Donna has researched and published about climate extremes and human health. She leads a multidisciplinary NHMRC project grant in this research field, and is building a graduate and postgraduate group studying climate extremes and human health in large urban areas in industrialised and industrialising cities around the world.   

She can contribute to the key areas of (1) temperature and extreme weather events and impacts on human health, and (4) livelihood and disadvantage. Her research experience with climate experts on the impacts of extreme weather on human health, and a decade of experience working with Indigenous communities in northern Australia and the socio-economic differences will provide context and knowledge to draw from to engage with other researchers.

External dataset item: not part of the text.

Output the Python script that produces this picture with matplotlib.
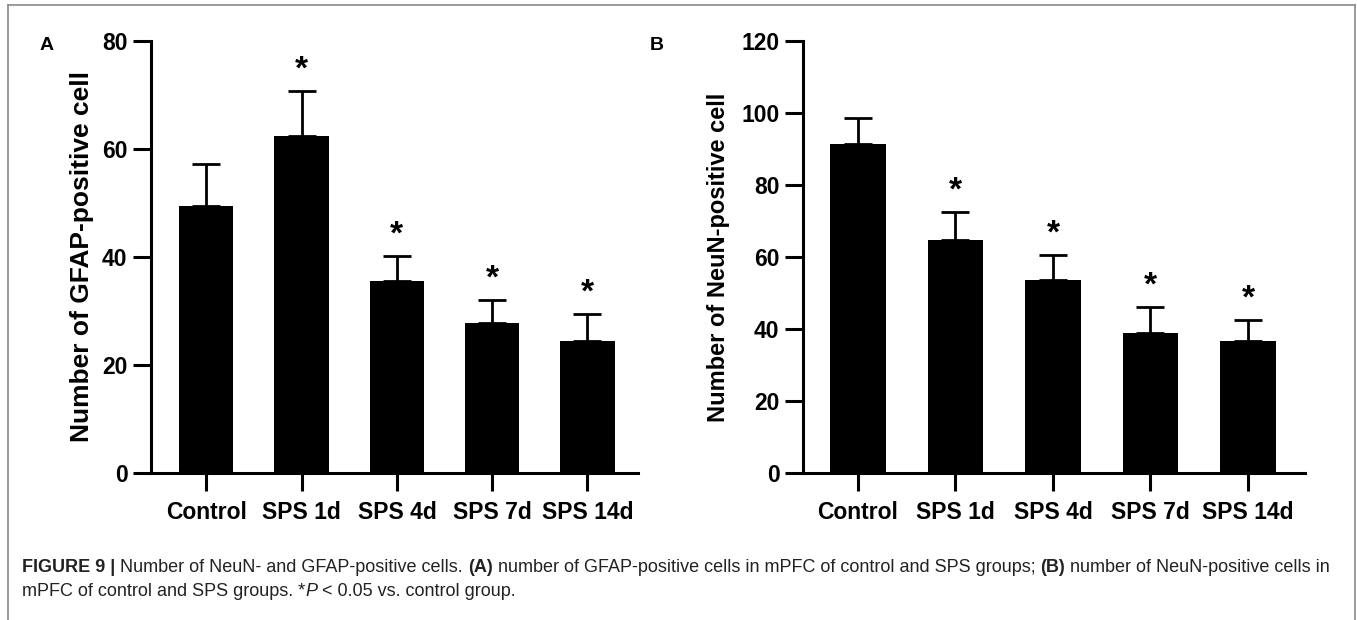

She is experienced in bringing together research teams that include experts from a range of faculties (law, science, built environment, social science), a skill relevant to the Think Tank’s multidisciplinary research agenda.


Dr Yuming Guo
Division of Epidemiology of Biostatistics, University of Queensland

Yuming’s research interest is in assessment of the impacts of environmental risk factors on health using advanced statistical models. He is developing/participating in an international collaboration to assess the disease burden of global climate change on human health. His research findings have been published by peer-reviewed journal, and he is a peer reviewer for many of them.

With much experience in the preventive medicine, environmental epidemiology and biostatistics, he is uniquely placed to understand challenges to health in the context of climate change. He understands the gaps in climate change and health field when translating the research findings to policy making. As a biostatistician, he has unique insights into the potential knowledge/skills gaps that may limit both the effective utilisation of cutting-edge climate change data, and subsequent interpretation and translation of results. He routinely communicates with scientists from different disciplines. He leads and participates in analyses for several international collaborations and, in this capacity, liaises with scientists with diverse perspectives to encourage multidisciplinary approaches to problem-solving.